A little over a month ago, I had one of those writing epiphanies. At the time, it was more of a writing crisis. I realize these kinds of crises are part and parcel for those of us who write. But this time was different.
So there’s this novel I had been working on over the past three years. It had gone from a sketchy idea to a fifth draft of a mostly finished novel. Being “mostly finished” was a large part my trouble. Anyone who reads this blog can track exactly how often I’ve been “almost done.” Somehow, I never seemed to make it to the end.
On top of being unfinished, I had long held a host of uncertainties about said novel. Not the uncertainty that the writing was crap. In fact, I’m pretty sure even now the writing I did is solid and good. And that was the problem.
The entire novel was only good. Not amazing. Not un-put-down-able. Not this-kept-me-up-all-night-give-me-more-now-please. I realize this is a high bar to hold oneself to, but at the very least, I’d like to evoke some hint of that reaction from my readers. While the story was solid and the writing was good, there was a lack of, well, heart. And I didn’t know how to fix that.
I still don’t know. Maybe it’s crazy, but I kind of think I revised out this story’s soul. That, or maybe all it was ever meant to be was a good, solid story. Maybe this simply isn’t the story I’m meant to be telling.
There’s this piece of advice I’ve heard on writing from Neil Gaiman, repeated over and over on tumblr and the like. It basically comes down to this: write the things that only you can write. The novel I spent the last three years working on, well, it could be any fantasy novel written by any fantasy novelist. It’s not something that screams, “Melissa wrote that!”
My best writing–the writing that comes easily to me and turns to fire in my hands–is dark and rich in emotion and details. It walks along gray lines and dances in shadows. I’m no poet. I never will be. But those stories, stories that are dark and personal and rife with old things, those are the stories only I can write. And, to be honest, I’ve been afraid of writing like that. It’s why I decided to try a fantasy novel with more action and adventure, something light. It’s why I’ve clung so desperately to YA for so long. I’m terrified to write in a voice that is mature and dark. Terrified and hungry, because even in fear, I long to write the things that only I can write.

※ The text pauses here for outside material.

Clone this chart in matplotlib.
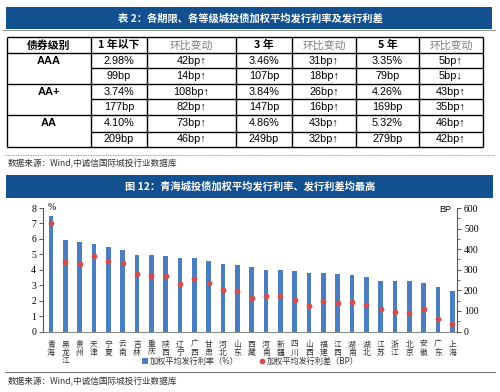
import matplotlib
matplotlib.use("Agg")
import matplotlib.pyplot as plt
from matplotlib.patches import Rectangle
from matplotlib.ticker import MultipleLocator

# ---------------- data ----------------
table_title = "表 2：各期限、各等级城投债加权平均发行利率及发行利差"
table_header = ["债券级别", "1 年以下", "环比变动", "3 年", "环比变动", "5 年", "环比变动"]
grades = ["AAA", "AA+", "AA"]
row_aaa_rate = ["2.98%", "42bp↑", "3.46%", "31bp↑", "3.35%", "5bp↑"]
row_aaa_spread = ["99bp", "14bp↑", "107bp", "18bp↑", "79bp", "5bp↓"]
row_aap_rate = ["3.74%", "108bp↑", "3.84%", "26bp↑", "4.26%", "43bp↑"]
row_aap_spread = ["177bp", "82bp↑", "147bp", "16bp↑", "169bp", "35bp↑"]
row_aa_rate = ["4.10%", "73bp↑", "4.86%", "43bp↑", "5.32%", "46bp↑"]
row_aa_spread = ["209bp", "46bp↑", "249bp", "32bp↑", "279bp", "42bp↑"]
source_text = "数据来源：Wind,中诚信国际城投行业数据库"

chart_title = "图 12：青海城投债加权平均发行利率、发行利差均最高"
provinces = ['青海', '黑龙江', '贵州', '天津', '宁夏', '云南', '吉林', '重庆', '陕西', '辽宁',
             '广西', '甘肃', '河北', '山东', '西藏', '河南', '新疆', '四川', '山西', '福建',
             '江西', '湖南', '湖北', '江苏', '浙江', '北京', '安徽', '广东', '上海']
rate = [7.50, 5.90, 5.77, 5.68, 5.49, 5.29, 4.98, 4.96, 4.92, 4.78,
        4.76, 4.59, 4.35, 4.31, 4.17, 4.00, 3.96, 3.89, 3.78, 3.76,
        3.74, 3.65, 3.56, 3.28, 3.28, 3.24, 3.17, 2.91, 2.64]
spread = [525, 338, 328, 366, 344, 333, 280, 270, 272, 230,
          257, 234, 202, 198, 163, 171, 174, 151, 122, 147,
          139, 141, 128, 107, 93, 92, 107, 62, 37]
rate_label = "加权平均发行利率（%）"
spread_label = "加权平均发行利差（BP）"

# ---------------- style ----------------
CJK = ['Noto Sans CJK SC', 'DejaVu Sans']
LAT = ['Liberation Sans', 'DejaVu Sans']
SER = ['Liberation Serif', 'DejaVu Serif']
TITLE_BLUE = '#12508f'
BAR_BLUE = '#4a7ebf'
DOT_RED = '#d04f4f'

W, H = 500, 392
fig = plt.figure(figsize=(W / 100, H / 100), dpi=100)
fig.patch.set_facecolor('white')

bg = fig.add_axes([0, 0, 1, 1])
bg.set_xlim(0, W)
bg.set_ylim(H, 0)
bg.axis('off')

# table title bar
bg.add_patch(Rectangle((6, 7), 486, 22, facecolor=TITLE_BLUE, edgecolor='none'))
bg.plot([3, 495], [30, 30], color='#9a9a9a', lw=0.8)
bg.text(250, 18, table_title, color='white', fontsize=7.4, fontweight='bold',
        family=CJK, ha='center', va='center')

# table grid
col_edges = [7, 91, 147, 236, 292, 356, 419, 483]
row_edges = [37.3, 53.3, 68.3, 84, 99.3, 115, 131.7, 147]
lw = 1.0
for i, y in enumerate(row_edges):
    x0 = col_edges[0] if i in (0, 1, 3, 5, 7) else col_edges[1]
    bg.plot([x0, col_edges[-1]], [y, y], color='black', lw=lw, solid_capstyle='butt')
for x in col_edges:
    bg.plot([x, x], [row_edges[0], row_edges[-1]], color='black', lw=lw, solid_capstyle='butt')

col_centers = [(col_edges[i] + col_edges[i + 1]) / 2 for i in range(len(col_edges) - 1)]
row_centers = [(row_edges[i] + row_edges[i + 1]) / 2 for i in range(len(row_edges) - 1)]

for j, h in enumerate(table_header):
    is_change = (h == "环比变动")
    bg.text(col_centers[j], row_centers[0], h, family=CJK, fontsize=7.8,
            fontweight='normal' if is_change else 'bold',
            color='#7a7a7a' if is_change else 'black', ha='center', va='center')

rows = [row_aaa_rate, row_aaa_spread, row_aap_rate, row_aap_spread, row_aa_rate, row_aa_spread]
for r, row in enumerate(rows):
    for j, v in enumerate(row):
        bg.text(col_centers[j + 1], row_centers[r + 1], v, family=LAT, fontsize=7.8,
                color='black', ha='center', va='center')
for g, name in enumerate(grades):
    bg.text(col_centers[0], row_centers[1 + 2 * g], name, family=LAT, fontsize=8,
            fontweight='bold', ha='center', va='center')

# source 1
bg.plot([5, 495], [155, 155], color='#9a9a9a', lw=0.6, ls=(0, (2, 1)))
bg.text(8, 164, source_text, family=CJK, fontsize=6.2, color='#333333', ha='left', va='center')

# chart title bar
bg.add_patch(Rectangle((6, 175), 487, 23, facecolor=TITLE_BLUE, edgecolor='none'))
bg.text(250, 186.5, chart_title, color='white', fontsize=7.4, fontweight='bold',
        family=CJK, ha='center', va='center')

# source 2
bg.plot([5, 495], [372, 372], color='#777777', lw=0.8)
bg.text(8, 382, source_text, family=CJK, fontsize=6.2, color='#333333', ha='left', va='center')

# ---------------- chart ----------------
ax_l, ax_r, ax_t, ax_b = 43, 457, 208, 331.5
ax = fig.add_axes([ax_l / W, 1 - ax_b / H, (ax_r - ax_l) / W, (ax_b - ax_t) / H])
ax.set_zorder(2)
ax.patch.set_visible(False)
x = list(range(len(provinces)))
bars = ax.bar(x, rate, width=0.33, color=BAR_BLUE, label=rate_label, zorder=2)
ax.set_ylim(0, 8)
ax.set_xlim(-0.56, len(provinces) - 1 + 0.33)
ax.yaxis.set_major_locator(MultipleLocator(1))
for s in ['top', 'right']:
    ax.spines[s].set_visible(False)
ax.spines['left'].set_color('#555555')
ax.spines['bottom'].set_color('#888888')
ax.spines['left'].set_linewidth(0.8)
ax.spines['bottom'].set_linewidth(0.8)
ax.tick_params(axis='y', direction='out', length=3, width=0.7, color='#555555',
               labelsize=7, pad=2)
for lab in ax.get_yticklabels():
    lab.set_family(SER)
ax.set_xticks(x)
ax.set_xticklabels(['\n'.join(p) for p in provinces], family=CJK, fontsize=5.6,
                   linespacing=1.0, va='top', color='#333333')
ax.tick_params(axis='x', length=0, pad=6.5)
ax.text(0.012, 1.0, '%', transform=ax.transAxes, family=SER, fontsize=7,
        ha='left', va='center')

ax2 = ax.twinx()
ax2.set_zorder(3)
dots, = ax2.plot(x, spread, 'o', color=DOT_RED, markersize=4.2, markeredgewidth=0,
                 label=spread_label, zorder=3)
ax2.set_ylim(0, 600)
ax2.yaxis.set_major_locator(MultipleLocator(100))
ax2.yaxis.set_minor_locator(MultipleLocator(50))
for s in ['top', 'left', 'bottom']:
    ax2.spines[s].set_visible(False)
ax2.spines['right'].set_color('#555555')
ax2.spines['right'].set_linewidth(0.8)
ax2.tick_params(axis='y', which='major', direction='out', length=3, width=0.7,
                color='#555555', labelsize=7, pad=2)
ax2.tick_params(axis='y', which='minor', direction='out', length=2, width=0.6, color='#555555')
for lab in ax2.get_yticklabels():
    lab.set_family(SER)
ax2.text(0.985, 0.985, 'BP', transform=ax2.transAxes, family=LAT, fontsize=6.5,
         ha='right', va='center')

leg = fig.legend(handles=[bars, dots], labels=[rate_label, spread_label],
                 loc='center', bbox_to_anchor=(250 / W, 1 - 361 / H), ncol=2,
                 frameon=False, prop={'family': CJK, 'size': 5.9},
                 handlelength=0.8, handletextpad=0.2, columnspacing=2.4,
                 handleheight=0.7)
for t in leg.get_texts():
    t.set_color('#333333')

fig.savefig('out.png', dpi=100, facecolor='white')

So, after three long years, I shelved my “almost” finished novel. I’m not giving up on it forever. Perhaps I only need the distance of several months. Perhaps I’ll be able to return to it and make it mine. Perhaps I won’t, but I’ll use bits of it for new projects.
But for now, I’m not touching it. Instead, I’m going to work on a novel I started years ago that terrifies me. It’s dark and challenging. It’s ambitious and inspiring. And it’s only a story I can write.
Worst case scenario, I have two mostly finished novels to revise and polish to query by the end of the year. Best case, I find my voice again.